(Stored data)

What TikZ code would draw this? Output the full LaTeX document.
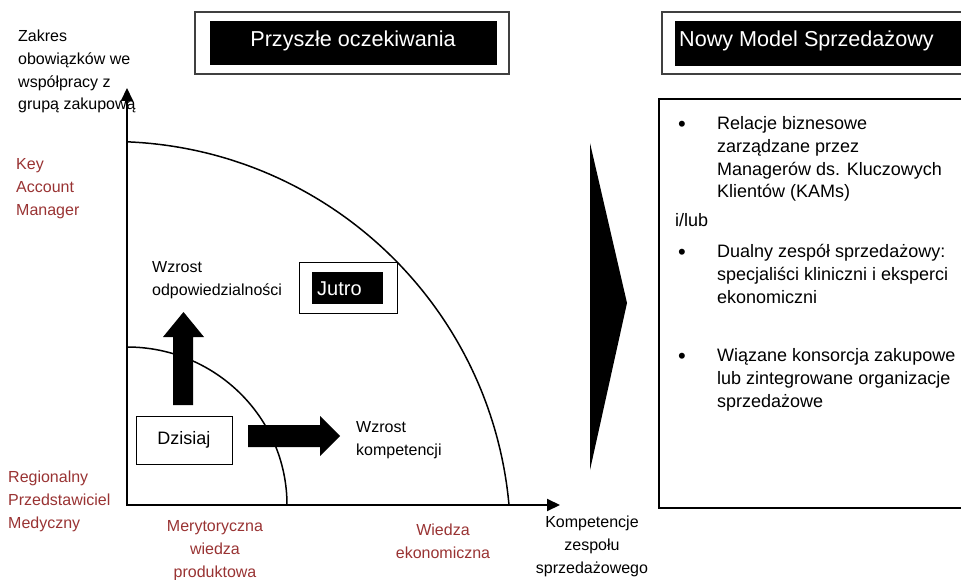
\documentclass[tikz,border=0pt]{standalone}
\usepackage{fontspec}
\setmainfont{Liberation Sans}
\usetikzlibrary{arrows.meta}
\definecolor{accred}{RGB}{153,51,51}
\begin{document}
\begin{tikzpicture}[x=1pt,y=-1pt,
  txt/.style={inner sep=0pt,font=\fontsize{16}{22.7}\selectfont},
  redtxt/.style={txt,text=accred},
  bodytxt/.style={inner sep=0pt,font=\fontsize{18}{22.7}\selectfont},
  bullet/.style={inner sep=0pt,font=\fontsize{22}{24}\selectfont,anchor=base},
  titletxt/.style={inner sep=0pt,text=white,font=\fontsize{21.6}{26}\selectfont},
  axisline/.style={line width=2pt,{Triangle[length=13pt,width=12pt]}-{Triangle[length=13pt,width=12pt]}},
  curve/.style={line width=1.5pt},
  framebox/.style={draw=black!75,line width=1.5pt},
  plainbox/.style={draw,line width=1pt,inner sep=0pt},
]
\path[use as bounding box] (0,0) rectangle (961,580);

% title banners
\draw[framebox] (195,12) rectangle (509,74);
\fill (210,21) rectangle (497,65);
\node[titletxt,anchor=base] (title1) at (353,47) {Przyszłe oczekiwania};

\draw[framebox] (962,12) -- (662,12) -- (662,74) -- (962,74);
\fill (675,21) rectangle (962,66);
\node[titletxt,anchor=base west] (title2) at (679,47) {Nowy Model Sprzedażowy};

% axis labels (multi-line nodes are placed by the baseline of their last line)
\node[txt,anchor=base west,align=left] (ylabel) at (18,110) {Zakres\\obowiązków we\\współpracy z\\grupą zakupową};
\node[redtxt,anchor=base west,align=left] (kam) at (16,215) {Key\\Account\\Manager};
\node[redtxt,anchor=base west,align=left] (rpm) at (8,528) {Regionalny\\Przedstawiciel\\Medyczny};
\node[redtxt,anchor=base,align=center] (mwp) at (215,577) {Merytoryczna\\wiedza\\produktowa};
\node[redtxt,anchor=base,align=center] (wek) at (443,558) {Wiedza\\ekonomiczna};
\node[txt,anchor=base,align=center] (xlabel) at (592,573) {Kompetencje\\zespołu\\sprzedażowego};

% axes
\coordinate (O) at (127,505);
\coordinate (ytip) at (127,88);
\coordinate (xtip) at (560,505);
\draw[axisline] (ytip) -- (O) -- (xtip);

% outer boundary: circular arc whose centre lies below-left of the origin
\draw[curve] (509,505) arc[start angle=5.17,end angle=87.7,radius=399.5pt];
% inner boundary
\draw[curve] (287,505) arc[start angle=0,end angle=90,x radius=160pt,y radius=158pt];

% growth arrows
\fill (173,405) -- (173,337) -- (163,337) -- (183.5,312) -- (204,337) -- (193,337) -- (193,405) -- cycle;
\fill (248,425) -- (320,425) -- (320,416) -- (340,436) -- (320,456) -- (320,447) -- (248,447) -- cycle;
\node[txt,anchor=base west,align=left] (wresp) at (152,295) {Wzrost\\odpowiedzialności};
\node[txt,anchor=base west,align=left] (wcomp) at (356,455) {Wzrost\\kompetencji};

% today / tomorrow
\node[plainbox,bodytxt,minimum width=96pt,minimum height=48pt] (today) at (184,440) {Dzisiaj};
\node[plainbox,minimum width=98pt,minimum height=51pt] (tomorrow) at (348,287.5) {};
\fill (312,272) rectangle (383,304);
\node[inner sep=0pt,text=white,font=\fontsize{20}{24}\selectfont,anchor=base west] (jutro) at (317,295) {Jutro};

% big chevron
\fill (590,143) -- (627,303) -- (590,470) -- cycle;

% right panel
\draw[line width=1.3pt] (962,99) -- (659,99) -- (659,508) -- (962,508);
\node[bullet] (b1) at (682,132) {\textbullet};
\node[bodytxt,anchor=base west,align=left] (r1) at (717,198) {Relacje biznesowe\\zarządzane przez\\Managerów ds. Kluczowych\\Klientów (KAMs)};
\node[bodytxt,anchor=base west] (orr) at (675,226) {i/lub};
\node[bullet] (b2) at (682,259) {\textbullet};
\node[bodytxt,anchor=base west,align=left] (r2) at (717,303) {Dualny zespół sprzedażowy:\\specjaliści kliniczni i eksperci\\ekonomiczni};
\node[bullet] (b3) at (682,363) {\textbullet};
\node[bodytxt,anchor=base west,align=left] (r3) at (717,407) {Wiązane konsorcja zakupowe\\lub zintegrowane organizacje\\sprzedażowe};
\end{tikzpicture}
\end{document}
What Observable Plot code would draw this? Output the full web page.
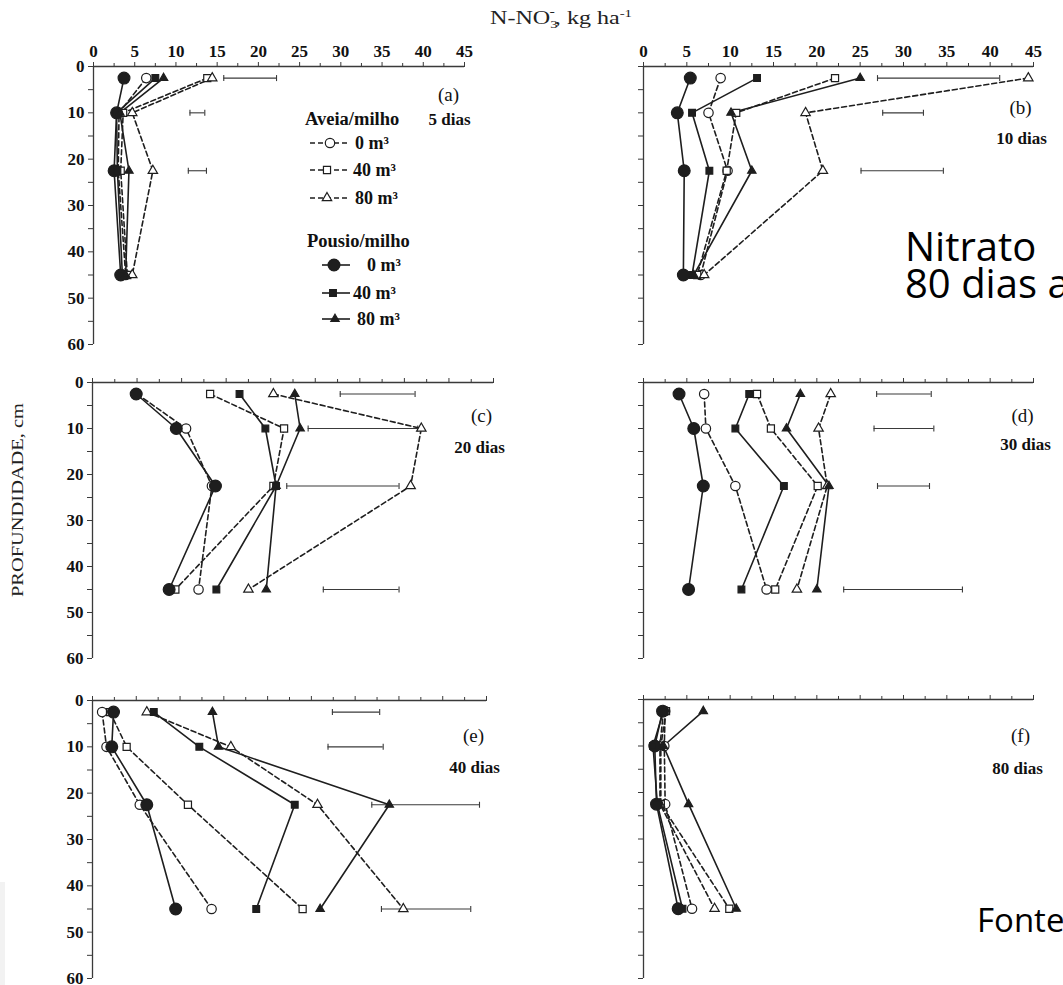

### TASK TO COMPLETE
Make an exact copy of every record, pictures excluded.

### ANSWER TO THIS EXERCISE
What TikZ code would draw this? Output the full LaTeX document.
\documentclass[tikz,border=0pt]{standalone}
\usepackage{fontspec}
\setmainfont{Liberation Sans}
\usetikzlibrary{arrows.meta}
\definecolor{accred}{RGB}{153,51,51}
\begin{document}
\begin{tikzpicture}[x=1pt,y=-1pt,
  txt/.style={inner sep=0pt,font=\fontsize{16}{22.7}\selectfont},
  redtxt/.style={txt,text=accred},
  bodytxt/.style={inner sep=0pt,font=\fontsize{18}{22.7}\selectfont},
  bullet/.style={inner sep=0pt,font=\fontsize{22}{24}\selectfont,anchor=base},
  titletxt/.style={inner sep=0pt,text=white,font=\fontsize{21.6}{26}\selectfont},
  axisline/.style={line width=2pt,{Triangle[length=13pt,width=12pt]}-{Triangle[length=13pt,width=12pt]}},
  curve/.style={line width=1.5pt},
  framebox/.style={draw=black!75,line width=1.5pt},
  plainbox/.style={draw,line width=1pt,inner sep=0pt},
]
\path[use as bounding box] (0,0) rectangle (961,580);

% title banners
\draw[framebox] (195,12) rectangle (509,74);
\fill (210,21) rectangle (497,65);
\node[titletxt,anchor=base] (title1) at (353,47) {Przyszłe oczekiwania};

\draw[framebox] (962,12) -- (662,12) -- (662,74) -- (962,74);
\fill (675,21) rectangle (962,66);
\node[titletxt,anchor=base west] (title2) at (679,47) {Nowy Model Sprzedażowy};

% axis labels (multi-line nodes are placed by the baseline of their last line)
\node[txt,anchor=base west,align=left] (ylabel) at (18,110) {Zakres\\obowiązków we\\współpracy z\\grupą zakupową};
\node[redtxt,anchor=base west,align=left] (kam) at (16,215) {Key\\Account\\Manager};
\node[redtxt,anchor=base west,align=left] (rpm) at (8,528) {Regionalny\\Przedstawiciel\\Medyczny};
\node[redtxt,anchor=base,align=center] (mwp) at (215,577) {Merytoryczna\\wiedza\\produktowa};
\node[redtxt,anchor=base,align=center] (wek) at (443,558) {Wiedza\\ekonomiczna};
\node[txt,anchor=base,align=center] (xlabel) at (592,573) {Kompetencje\\zespołu\\sprzedażowego};

% axes
\coordinate (O) at (127,505);
\coordinate (ytip) at (127,88);
\coordinate (xtip) at (560,505);
\draw[axisline] (ytip) -- (O) -- (xtip);

% outer boundary: circular arc whose centre lies below-left of the origin
\draw[curve] (509,505) arc[start angle=5.17,end angle=87.7,radius=399.5pt];
% inner boundary
\draw[curve] (287,505) arc[start angle=0,end angle=90,x radius=160pt,y radius=158pt];

% growth arrows
\fill (173,405) -- (173,337) -- (163,337) -- (183.5,312) -- (204,337) -- (193,337) -- (193,405) -- cycle;
\fill (248,425) -- (320,425) -- (320,416) -- (340,436) -- (320,456) -- (320,447) -- (248,447) -- cycle;
\node[txt,anchor=base west,align=left] (wresp) at (152,295) {Wzrost\\odpowiedzialności};
\node[txt,anchor=base west,align=left] (wcomp) at (356,455) {Wzrost\\kompetencji};

% today / tomorrow
\node[plainbox,bodytxt,minimum width=96pt,minimum height=48pt] (today) at (184,440) {Dzisiaj};
\node[plainbox,minimum width=98pt,minimum height=51pt] (tomorrow) at (348,287.5) {};
\fill (312,272) rectangle (383,304);
\node[inner sep=0pt,text=white,font=\fontsize{20}{24}\selectfont,anchor=base west] (jutro) at (317,295) {Jutro};

% big chevron
\fill (590,143) -- (627,303) -- (590,470) -- cycle;

% right panel
\draw[line width=1.3pt] (962,99) -- (659,99) -- (659,508) -- (962,508);
\node[bullet] (b1) at (682,132) {\textbullet};
\node[bodytxt,anchor=base west,align=left] (r1) at (717,198) {Relacje biznesowe\\zarządzane przez\\Managerów ds. Kluczowych\\Klientów (KAMs)};
\node[bodytxt,anchor=base west] (orr) at (675,226) {i/lub};
\node[bullet] (b2) at (682,259) {\textbullet};
\node[bodytxt,anchor=base west,align=left] (r2) at (717,303) {Dualny zespół sprzedażowy:\\specjaliści kliniczni i eksperci\\ekonomiczni};
\node[bullet] (b3) at (682,363) {\textbullet};
\node[bodytxt,anchor=base west,align=left] (r3) at (717,407) {Wiązane konsorcja zakupowe\\lub zintegrowane organizacje\\sprzedażowe};
\end{tikzpicture}
\end{document}
What Observable Plot code would draw this? Output the full web page.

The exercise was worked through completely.